> [Job]: Retype word for word the first line of the listing and each line after it up to the line with "0.0022, 0.0006, 0.0]", with the pictures taken out.

===== Given information

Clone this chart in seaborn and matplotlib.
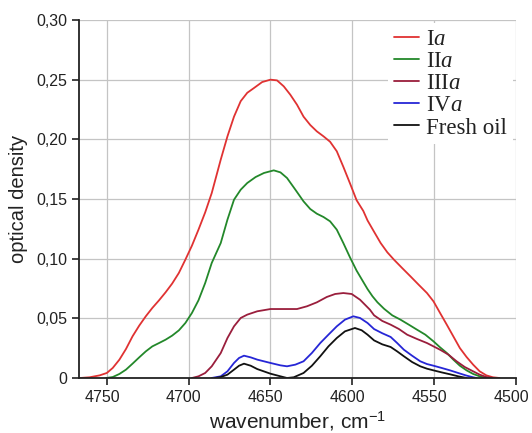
import numpy as np
import pandas as pd
import matplotlib
matplotlib.use("Agg")
import matplotlib.pyplot as plt
import matplotlib.transforms as mtransforms
import seaborn as sns
from matplotlib.ticker import FixedLocator, FixedFormatter

# ---- data ----
series_names = ["I$a$", "II$a$", "III$a$", "IV$a$", "Fresh oil"]

x_Ia = [4766.5, 4760.5, 4754.4, 4750.0, 4746.4, 4742.3, 4738.3, 4734.3, 4730.2, 4726.2, 4722.2,
        4718.1, 4714.1, 4710.1, 4706.0, 4702.0, 4698.0, 4694.0, 4689.9, 4685.9,
        4680.4, 4676.3, 4672.3, 4668.2, 4664.2, 4660.1, 4655.1, 4650.0, 4646.0, 4641.9, 4637.9,
        4633.8, 4629.8, 4625.7, 4621.7, 4617.6, 4613.6, 4609.5, 4605.5, 4601.4, 4597.4, 4593.3,
        4590.7, 4586.7, 4582.7, 4578.6, 4574.6, 4569.6, 4564.5, 4559.5, 4554.4, 4550.4, 4546.4,
        4542.3, 4538.3, 4534.3, 4530.2, 4526.2, 4522.2, 4518.1, 4514.1, 4510.1]
y_Ia = [0.0, 0.0006, 0.0022, 0.0042, 0.0084, 0.0154, 0.0243, 0.0349, 0.0439, 0.0517, 0.0587,
        0.0651, 0.0718, 0.0791, 0.088, 0.0992, 0.1109, 0.1243, 0.1388, 0.155,
        0.183, 0.2025, 0.219, 0.232, 0.239, 0.243, 0.248, 0.250, 0.2494, 0.2444, 0.2374,
        0.229, 0.219, 0.212, 0.2067, 0.2025, 0.198, 0.190, 0.177, 0.163, 0.149, 0.140,
        0.132, 0.1225, 0.1131, 0.1053, 0.0992, 0.0922, 0.0852, 0.0782, 0.0712, 0.0642, 0.0545,
        0.0447, 0.0349, 0.0251, 0.0176, 0.0112, 0.0056, 0.0022, 0.0006, 0.0]

x_IIa = [4750.4, 4746.4, 4742.3, 4738.3, 4734.3, 4730.2, 4726.2, 4722.2, 4718.1, 4714.1, 4710.1,
         4706.0, 4702.0, 4698.0, 4694.0, 4689.9, 4685.9,
         4680.4, 4676.3, 4672.3, 4668.2, 4664.2, 4659.1, 4654.0, 4648.0, 4643.9, 4639.9, 4634.8,
         4629.8, 4625.7, 4621.7, 4617.6, 4613.6, 4609.5, 4605.5, 4601.4, 4597.4, 4593.3,
         4590.7, 4587.7, 4584.7, 4580.6, 4575.6, 4570.6, 4565.5, 4560.5, 4555.4, 4550.4, 4546.4,
         4542.3, 4538.3, 4534.3, 4530.2, 4526.2, 4522.2, 4518.1]
y_IIa = [0.0, 0.0008, 0.0034, 0.007, 0.012, 0.0173, 0.0223, 0.0265, 0.0293, 0.0321, 0.0355,
         0.0399, 0.0461, 0.0545, 0.0651, 0.0796, 0.0964,
         0.1131, 0.1327, 0.1494, 0.1578, 0.1634, 0.1684, 0.1718, 0.174, 0.1723, 0.1676, 0.1578,
         0.148, 0.1416, 0.1377, 0.1349, 0.1313, 0.1243, 0.1131, 0.1010, 0.090, 0.0805,
         0.0745, 0.0685, 0.0635, 0.0580, 0.0525, 0.0489, 0.0447, 0.0405, 0.0363, 0.0307, 0.0257,
         0.021, 0.0154, 0.0103, 0.0064, 0.0034, 0.0014, 0.0]

x_IIIa = [4698.0, 4694.0, 4689.9, 4685.9, 4680.4, 4676.3, 4672.3, 4668.2, 4664.2, 4658.1,
          4650.0, 4641.9, 4633.8, 4627.7, 4621.7, 4615.6, 4610.5, 4605.5, 4600.4, 4595.3,
          4589.3, 4586.7, 4581.7, 4576.6, 4571.6, 4566.5, 4560.5, 4554.4, 4550.4, 4546.4,
          4541.3, 4536.3, 4531.3, 4526.2, 4522.2, 4518.1, 4514.1]
y_IIIa = [0.0, 0.0014, 0.0042, 0.0098, 0.0209, 0.0335, 0.0433, 0.0503, 0.0531, 0.0559,
          0.0578, 0.0578, 0.0578, 0.0601, 0.0634, 0.0679, 0.0704, 0.0712, 0.0704, 0.0656,
          0.0573, 0.0525, 0.0478, 0.0447, 0.0411, 0.0363, 0.0327, 0.0293, 0.0265, 0.0237,
          0.0196, 0.014, 0.0092, 0.0056, 0.0028, 0.0008, 0.0]

x_IVa = [4686.0, 4680.4, 4676.3, 4672.3, 4669.2, 4666.2, 4662.1, 4658.1, 4650.0, 4643.9,
         4639.9, 4634.8, 4629.8, 4624.7, 4619.6, 4614.6, 4609.5, 4604.5, 4599.4, 4595.3,
         4590.7, 4586.7, 4581.7, 4576.6, 4572.6, 4568.5, 4563.5, 4558.5, 4554.4, 4550.4,
         4545.4, 4540.3, 4535.3, 4530.2, 4526.2, 4524.2]
y_IVa = [0.0, 0.0014, 0.0056, 0.0126, 0.0168, 0.0187, 0.0173, 0.0154, 0.0126, 0.0106,
         0.0098, 0.0112, 0.014, 0.021, 0.0293, 0.0363, 0.0433, 0.0489, 0.0517, 0.0503,
         0.0461, 0.0410, 0.0375, 0.0344, 0.0293, 0.0237, 0.0187, 0.014, 0.0117, 0.0103,
         0.0084, 0.0064, 0.0042, 0.002, 0.0006, 0.0]

x_fresh = [4684.0, 4680.4, 4676.3, 4672.3, 4669.2, 4666.2, 4662.1, 4658.1, 4650.0, 4643.9,
           4639.9, 4635.8, 4629.8, 4624.7, 4619.6, 4614.6, 4609.5, 4604.5, 4598.4, 4594.3,
           4590.7, 4586.7, 4581.7, 4576.6, 4572.6, 4568.5, 4563.5, 4558.5, 4554.4, 4550.4,
           4545.4, 4540.3, 4535.3, 4530.2]
y_fresh = [0.0, 0.0008, 0.0028, 0.007, 0.0103, 0.012, 0.0103, 0.0075, 0.0036, 0.0014,
           0.0, 0.0006, 0.0042, 0.0103, 0.0182, 0.0265, 0.0335, 0.0391, 0.0419, 0.040,
           0.0363, 0.0315, 0.0282, 0.026, 0.0223, 0.0182, 0.0134, 0.0098, 0.0078, 0.0064,
           0.0047, 0.0031, 0.0014, 0.0]

x_ticks = [4750, 4700, 4650, 4600, 4550, 4500]
y_ticks = [0.0, 0.05, 0.10, 0.15, 0.20, 0.25, 0.30]
y_tick_labels = ["0", "0,05", "0,10", "0,15", "0,20", "0,25", "0,30"]

colors = ["#e03232", "#23882a", "#9a1e3c", "#2626d6", "#111111"]

# ---- build long table ----
frames = []
for name, xs, ys in zip(series_names,
                        [x_Ia, x_IIa, x_IIIa, x_IVa, x_fresh],
                        [y_Ia, y_IIa, y_IIIa, y_IVa, y_fresh]):
    frames.append(pd.DataFrame({"wavenumber": xs, "od": ys, "series": name}))
df = pd.concat(frames, ignore_index=True)

sns.set_style("whitegrid")
plt.rcParams["font.family"] = ["Liberation Sans", "DejaVu Sans"]
plt.rcParams["mathtext.fontset"] = "custom"
plt.rcParams["mathtext.rm"] = "Liberation Sans"
plt.rcParams["mathtext.it"] = "Liberation Serif:italic"

fig = plt.figure(figsize=(5.32, 4.33), dpi=100)
ax = fig.add_axes([79 / 532, 1 - 378 / 433, (516 - 79) / 532, (378 - 20) / 433])

sns.lineplot(data=df, x="wavenumber", y="od", hue="series", palette=colors,
             hue_order=series_names, estimator=None, sort=True, linewidth=1.3, ax=ax)
for ln in ax.get_lines():
    ln.set_solid_joinstyle("round")

ax.set_xlim(4767, 4500)
ax.set_ylim(0, 0.30)
ax.xaxis.set_major_locator(FixedLocator(x_ticks))
ax.yaxis.set_major_locator(FixedLocator(y_ticks))
ax.yaxis.set_major_formatter(FixedFormatter(y_tick_labels))

ax.grid(True, color="#c4c4c4", linewidth=0.9)
for s in ["top", "right"]:
    ax.spines[s].set_visible(False)
for s in ["left", "bottom"]:
    ax.spines[s].set_color("#222222")
    ax.spines[s].set_linewidth(1.3)

ax.tick_params(axis="both", which="major", direction="out", length=5, width=1.2,
               color="#222222", labelsize=11.5, labelcolor="#222222",
               bottom=True, left=True)
ax.tick_params(axis="x", pad=4)
ax.set_xlabel("wavenumber, cm$^{-1}$", fontsize=15, color="#222222", labelpad=3)
ax.set_ylabel("optical density", fontsize=14.5, color="#222222", labelpad=6)

# nudge x tick labels slightly left (as in the reference), keeps "4500" inside
shift = mtransforms.ScaledTranslation(-3.5 / 72, 0, fig.dpi_scale_trans)
for lbl in ax.get_xticklabels():
    lbl.set_transform(lbl.get_transform() + shift)

handles, labels = ax.get_legend_handles_labels()
leg = ax.legend(handles, labels, loc="upper right", bbox_to_anchor=(1.0, 1.0),
                frameon=True, facecolor="white", edgecolor="none", framealpha=1.0,
                prop={"family": "Liberation Serif", "size": 16.5},
                handlelength=1.1, handletextpad=0.3, labelspacing=0.045,
                borderaxespad=0.15, borderpad=0.25)
for t in leg.get_texts():
    t.set_color("#222222")

fig.savefig("out.png", dpi=100)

==========

> [Exercise solution]:
Clone this chart in seaborn and matplotlib.
import numpy as np
import pandas as pd
import matplotlib
matplotlib.use("Agg")
import matplotlib.pyplot as plt
import matplotlib.transforms as mtransforms
import seaborn as sns
from matplotlib.ticker import FixedLocator, FixedFormatter

# ---- data ----
series_names = ["I$a$", "II$a$", "III$a$", "IV$a$", "Fresh oil"]

x_Ia = [4766.5, 4760.5, 4754.4, 4750.0, 4746.4, 4742.3, 4738.3, 4734.3, 4730.2, 4726.2, 4722.2,
        4718.1, 4714.1, 4710.1, 4706.0, 4702.0, 4698.0, 4694.0, 4689.9, 4685.9,
        4680.4, 4676.3, 4672.3, 4668.2, 4664.2, 4660.1, 4655.1, 4650.0, 4646.0, 4641.9, 4637.9,
        4633.8, 4629.8, 4625.7, 4621.7, 4617.6, 4613.6, 4609.5, 4605.5, 4601.4, 4597.4, 4593.3,
        4590.7, 4586.7, 4582.7, 4578.6, 4574.6, 4569.6, 4564.5, 4559.5, 4554.4, 4550.4, 4546.4,
        4542.3, 4538.3, 4534.3, 4530.2, 4526.2, 4522.2, 4518.1, 4514.1, 4510.1]
y_Ia = [0.0, 0.0006, 0.0022, 0.0042, 0.0084, 0.0154, 0.0243, 0.0349, 0.0439, 0.0517, 0.0587,
        0.0651, 0.0718, 0.0791, 0.088, 0.0992, 0.1109, 0.1243, 0.1388, 0.155,
        0.183, 0.2025, 0.219, 0.232, 0.239, 0.243, 0.248, 0.250, 0.2494, 0.2444, 0.2374,
        0.229, 0.219, 0.212, 0.2067, 0.2025, 0.198, 0.190, 0.177, 0.163, 0.149, 0.140,
        0.132, 0.1225, 0.1131, 0.1053, 0.0992, 0.0922, 0.0852, 0.0782, 0.0712, 0.0642, 0.0545,
        0.0447, 0.0349, 0.0251, 0.0176, 0.0112, 0.0056, 0.0022, 0.0006, 0.0]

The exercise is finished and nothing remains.